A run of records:
------------------------------------
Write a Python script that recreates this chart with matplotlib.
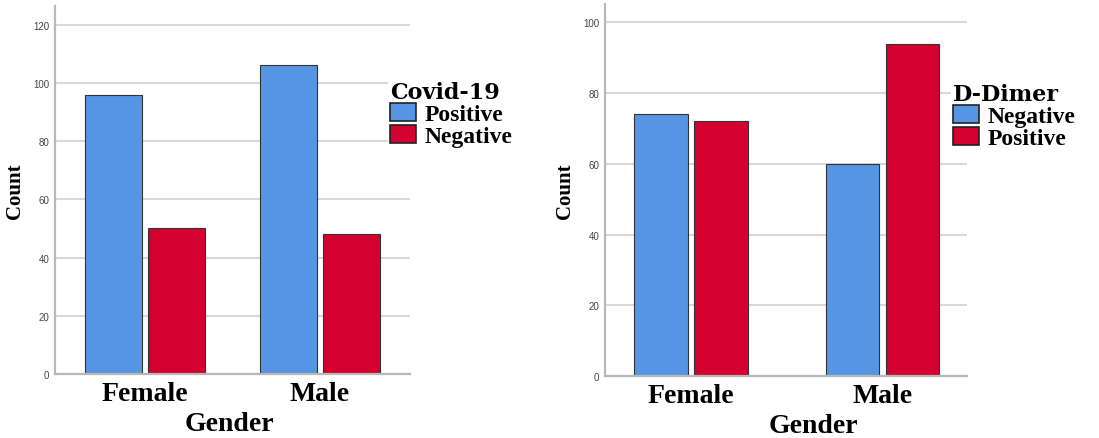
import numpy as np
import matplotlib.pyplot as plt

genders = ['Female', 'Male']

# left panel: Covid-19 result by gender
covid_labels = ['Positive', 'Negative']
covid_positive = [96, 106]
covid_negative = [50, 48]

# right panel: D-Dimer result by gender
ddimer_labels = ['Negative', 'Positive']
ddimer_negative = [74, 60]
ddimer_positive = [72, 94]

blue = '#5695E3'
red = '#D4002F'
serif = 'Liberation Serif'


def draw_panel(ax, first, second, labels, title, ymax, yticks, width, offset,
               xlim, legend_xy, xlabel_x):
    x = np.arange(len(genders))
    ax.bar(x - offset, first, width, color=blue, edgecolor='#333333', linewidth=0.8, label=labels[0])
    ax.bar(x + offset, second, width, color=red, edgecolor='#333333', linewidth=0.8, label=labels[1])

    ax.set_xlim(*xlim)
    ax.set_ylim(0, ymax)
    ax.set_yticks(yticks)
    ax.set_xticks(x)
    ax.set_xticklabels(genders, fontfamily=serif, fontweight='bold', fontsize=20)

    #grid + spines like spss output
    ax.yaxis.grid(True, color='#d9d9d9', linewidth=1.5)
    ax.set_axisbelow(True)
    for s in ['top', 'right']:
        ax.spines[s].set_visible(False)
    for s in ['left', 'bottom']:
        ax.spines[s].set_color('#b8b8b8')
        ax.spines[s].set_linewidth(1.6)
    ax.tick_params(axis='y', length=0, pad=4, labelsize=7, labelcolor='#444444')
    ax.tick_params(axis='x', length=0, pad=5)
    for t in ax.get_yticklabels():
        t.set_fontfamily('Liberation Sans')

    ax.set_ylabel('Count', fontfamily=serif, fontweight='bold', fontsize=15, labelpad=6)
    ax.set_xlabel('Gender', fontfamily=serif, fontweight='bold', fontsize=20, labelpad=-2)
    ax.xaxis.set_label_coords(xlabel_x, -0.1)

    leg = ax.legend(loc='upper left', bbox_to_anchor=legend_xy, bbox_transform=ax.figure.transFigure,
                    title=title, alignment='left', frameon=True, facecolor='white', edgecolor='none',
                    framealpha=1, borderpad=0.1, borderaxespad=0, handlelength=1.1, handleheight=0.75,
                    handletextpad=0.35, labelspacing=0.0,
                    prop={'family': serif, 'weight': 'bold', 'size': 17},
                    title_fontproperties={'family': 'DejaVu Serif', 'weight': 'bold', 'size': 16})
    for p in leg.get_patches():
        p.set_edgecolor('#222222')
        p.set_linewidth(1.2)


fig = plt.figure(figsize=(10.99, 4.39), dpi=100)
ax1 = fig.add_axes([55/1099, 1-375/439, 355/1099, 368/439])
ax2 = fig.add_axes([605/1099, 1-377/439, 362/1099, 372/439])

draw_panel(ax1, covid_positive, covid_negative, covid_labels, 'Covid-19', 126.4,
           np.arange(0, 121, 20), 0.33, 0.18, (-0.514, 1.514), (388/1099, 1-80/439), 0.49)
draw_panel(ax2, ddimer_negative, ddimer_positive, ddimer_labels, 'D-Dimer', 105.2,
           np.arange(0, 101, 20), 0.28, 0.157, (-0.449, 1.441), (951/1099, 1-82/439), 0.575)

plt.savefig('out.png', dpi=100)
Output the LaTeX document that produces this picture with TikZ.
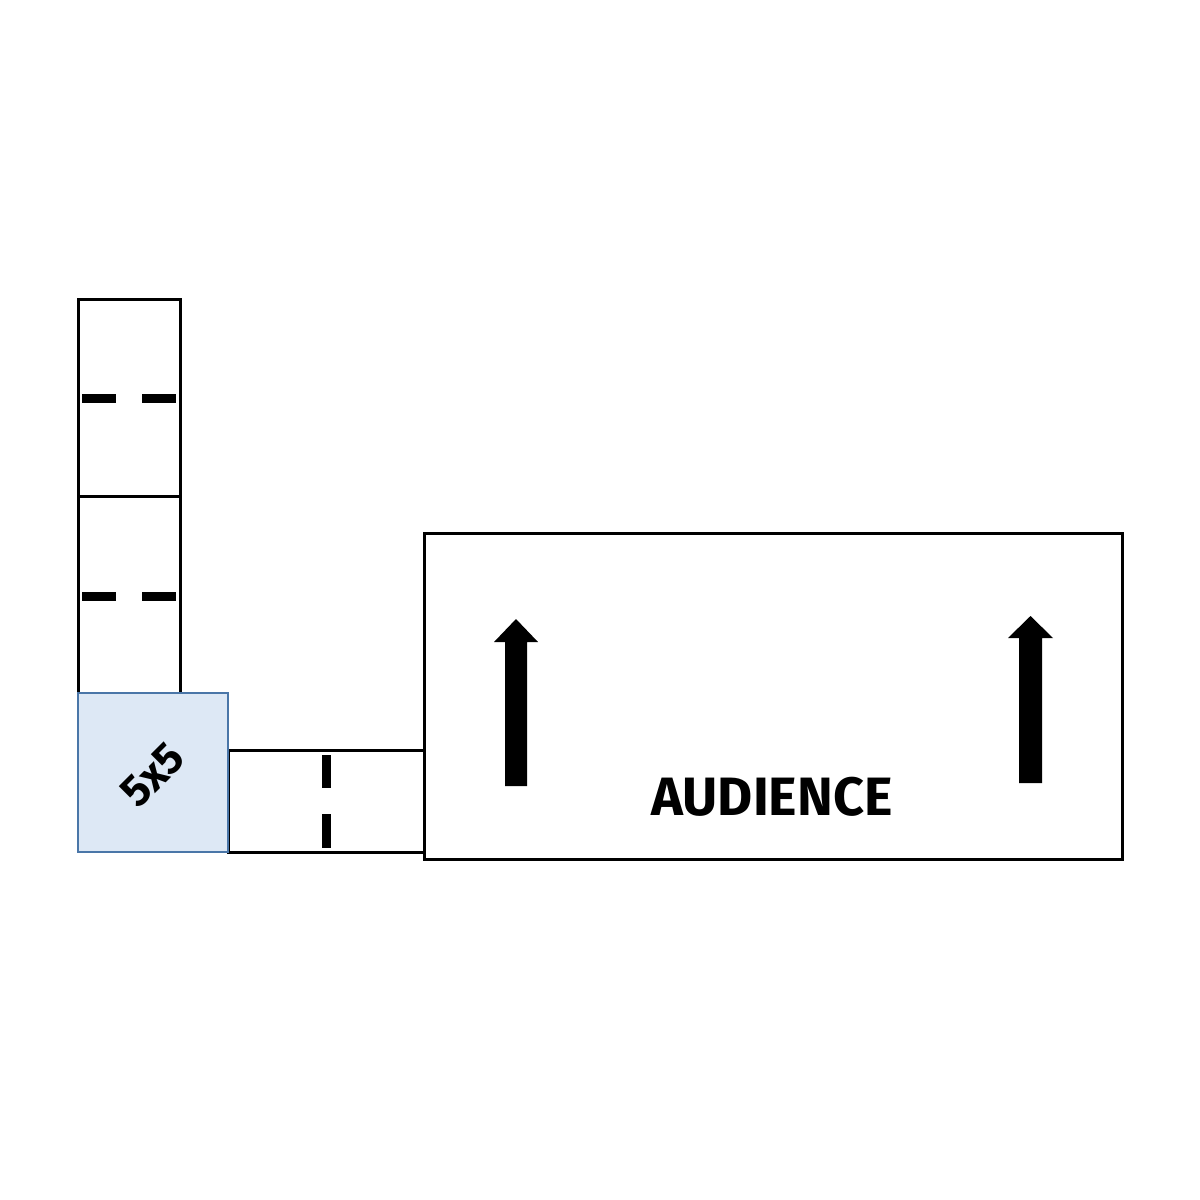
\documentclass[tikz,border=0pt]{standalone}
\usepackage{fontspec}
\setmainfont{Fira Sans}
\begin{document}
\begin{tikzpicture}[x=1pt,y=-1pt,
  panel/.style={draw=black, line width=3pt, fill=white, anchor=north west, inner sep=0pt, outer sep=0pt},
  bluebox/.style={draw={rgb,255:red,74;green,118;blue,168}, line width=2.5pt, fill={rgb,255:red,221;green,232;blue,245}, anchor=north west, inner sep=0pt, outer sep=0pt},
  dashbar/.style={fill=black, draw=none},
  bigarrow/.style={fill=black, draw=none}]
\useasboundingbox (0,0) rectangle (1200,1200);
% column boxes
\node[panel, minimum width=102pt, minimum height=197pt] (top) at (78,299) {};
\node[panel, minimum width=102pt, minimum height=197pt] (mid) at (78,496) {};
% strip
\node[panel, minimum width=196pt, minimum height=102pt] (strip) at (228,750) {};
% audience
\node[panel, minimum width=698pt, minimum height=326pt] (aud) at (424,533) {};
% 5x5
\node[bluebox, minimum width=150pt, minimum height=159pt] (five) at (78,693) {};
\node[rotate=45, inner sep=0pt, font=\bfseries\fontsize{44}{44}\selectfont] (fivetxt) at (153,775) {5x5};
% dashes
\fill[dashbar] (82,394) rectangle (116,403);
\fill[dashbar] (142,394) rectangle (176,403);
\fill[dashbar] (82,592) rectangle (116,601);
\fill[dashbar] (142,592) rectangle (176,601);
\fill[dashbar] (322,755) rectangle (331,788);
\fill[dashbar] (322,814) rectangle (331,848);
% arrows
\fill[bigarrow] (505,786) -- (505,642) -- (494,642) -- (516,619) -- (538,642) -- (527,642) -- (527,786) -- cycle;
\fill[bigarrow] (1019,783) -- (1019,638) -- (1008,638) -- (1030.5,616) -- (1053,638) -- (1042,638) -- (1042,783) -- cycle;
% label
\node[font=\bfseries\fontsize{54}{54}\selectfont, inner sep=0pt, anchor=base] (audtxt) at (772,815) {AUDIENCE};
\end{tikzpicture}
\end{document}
------------------------------------
Do this: Are you able to set down all the lines above exactly, without any pictures?

The completed task:
Write a Python script that recreates this chart with matplotlib.
import numpy as np
import matplotlib.pyplot as plt

genders = ['Female', 'Male']

# left panel: Covid-19 result by gender
covid_labels = ['Positive', 'Negative']
covid_positive = [96, 106]
covid_negative = [50, 48]

# right panel: D-Dimer result by gender
ddimer_labels = ['Negative', 'Positive']
ddimer_negative = [74, 60]
ddimer_positive = [72, 94]

blue = '#5695E3'
red = '#D4002F'
serif = 'Liberation Serif'


def draw_panel(ax, first, second, labels, title, ymax, yticks, width, offset,
               xlim, legend_xy, xlabel_x):
    x = np.arange(len(genders))
    ax.bar(x - offset, first, width, color=blue, edgecolor='#333333', linewidth=0.8, label=labels[0])
    ax.bar(x + offset, second, width, color=red, edgecolor='#333333', linewidth=0.8, label=labels[1])

    ax.set_xlim(*xlim)
    ax.set_ylim(0, ymax)
    ax.set_yticks(yticks)
    ax.set_xticks(x)
    ax.set_xticklabels(genders, fontfamily=serif, fontweight='bold', fontsize=20)

    #grid + spines like spss output
    ax.yaxis.grid(True, color='#d9d9d9', linewidth=1.5)
    ax.set_axisbelow(True)
    for s in ['top', 'right']:
        ax.spines[s].set_visible(False)
    for s in ['left', 'bottom']:
        ax.spines[s].set_color('#b8b8b8')
        ax.spines[s].set_linewidth(1.6)
    ax.tick_params(axis='y', length=0, pad=4, labelsize=7, labelcolor='#444444')
    ax.tick_params(axis='x', length=0, pad=5)
    for t in ax.get_yticklabels():
        t.set_fontfamily('Liberation Sans')

    ax.set_ylabel('Count', fontfamily=serif, fontweight='bold', fontsize=15, labelpad=6)
    ax.set_xlabel('Gender', fontfamily=serif, fontweight='bold', fontsize=20, labelpad=-2)
    ax.xaxis.set_label_coords(xlabel_x, -0.1)

    leg = ax.legend(loc='upper left', bbox_to_anchor=legend_xy, bbox_transform=ax.figure.transFigure,
                    title=title, alignment='left', frameon=True, facecolor='white', edgecolor='none',
                    framealpha=1, borderpad=0.1, borderaxespad=0, handlelength=1.1, handleheight=0.75,
                    handletextpad=0.35, labelspacing=0.0,
                    prop={'family': serif, 'weight': 'bold', 'size': 17},
                    title_fontproperties={'family': 'DejaVu Serif', 'weight': 'bold', 'size': 16})
    for p in leg.get_patches():
        p.set_edgecolor('#222222')
        p.set_linewidth(1.2)


fig = plt.figure(figsize=(10.99, 4.39), dpi=100)
ax1 = fig.add_axes([55/1099, 1-375/439, 355/1099, 368/439])
ax2 = fig.add_axes([605/1099, 1-377/439, 362/1099, 372/439])

draw_panel(ax1, covid_positive, covid_negative, covid_labels, 'Covid-19', 126.4,
           np.arange(0, 121, 20), 0.33, 0.18, (-0.514, 1.514), (388/1099, 1-80/439), 0.49)
draw_panel(ax2, ddimer_negative, ddimer_positive, ddimer_labels, 'D-Dimer', 105.2,
           np.arange(0, 101, 20), 0.28, 0.157, (-0.449, 1.441), (951/1099, 1-82/439), 0.575)

plt.savefig('out.png', dpi=100)
Output the LaTeX document that produces this picture with TikZ.
\documentclass[tikz,border=0pt]{standalone}
\usepackage{fontspec}
\setmainfont{Fira Sans}
\begin{document}
\begin{tikzpicture}[x=1pt,y=-1pt,
  panel/.style={draw=black, line width=3pt, fill=white, anchor=north west, inner sep=0pt, outer sep=0pt},
  bluebox/.style={draw={rgb,255:red,74;green,118;blue,168}, line width=2.5pt, fill={rgb,255:red,221;green,232;blue,245}, anchor=north west, inner sep=0pt, outer sep=0pt},
  dashbar/.style={fill=black, draw=none},
  bigarrow/.style={fill=black, draw=none}]
\useasboundingbox (0,0) rectangle (1200,1200);
% column boxes
\node[panel, minimum width=102pt, minimum height=197pt] (top) at (78,299) {};
\node[panel, minimum width=102pt, minimum height=197pt] (mid) at (78,496) {};
% strip
\node[panel, minimum width=196pt, minimum height=102pt] (strip) at (228,750) {};
% audience
\node[panel, minimum width=698pt, minimum height=326pt] (aud) at (424,533) {};
% 5x5
\node[bluebox, minimum width=150pt, minimum height=159pt] (five) at (78,693) {};
\node[rotate=45, inner sep=0pt, font=\bfseries\fontsize{44}{44}\selectfont] (fivetxt) at (153,775) {5x5};
% dashes
\fill[dashbar] (82,394) rectangle (116,403);
\fill[dashbar] (142,394) rectangle (176,403);
\fill[dashbar] (82,592) rectangle (116,601);
\fill[dashbar] (142,592) rectangle (176,601);
\fill[dashbar] (322,755) rectangle (331,788);
\fill[dashbar] (322,814) rectangle (331,848);
% arrows
\fill[bigarrow] (505,786) -- (505,642) -- (494,642) -- (516,619) -- (538,642) -- (527,642) -- (527,786) -- cycle;
\fill[bigarrow] (1019,783) -- (1019,638) -- (1008,638) -- (1030.5,616) -- (1053,638) -- (1042,638) -- (1042,783) -- cycle;
% label
\node[font=\bfseries\fontsize{54}{54}\selectfont, inner sep=0pt, anchor=base] (audtxt) at (772,815) {AUDIENCE};
\end{tikzpicture}
\end{document}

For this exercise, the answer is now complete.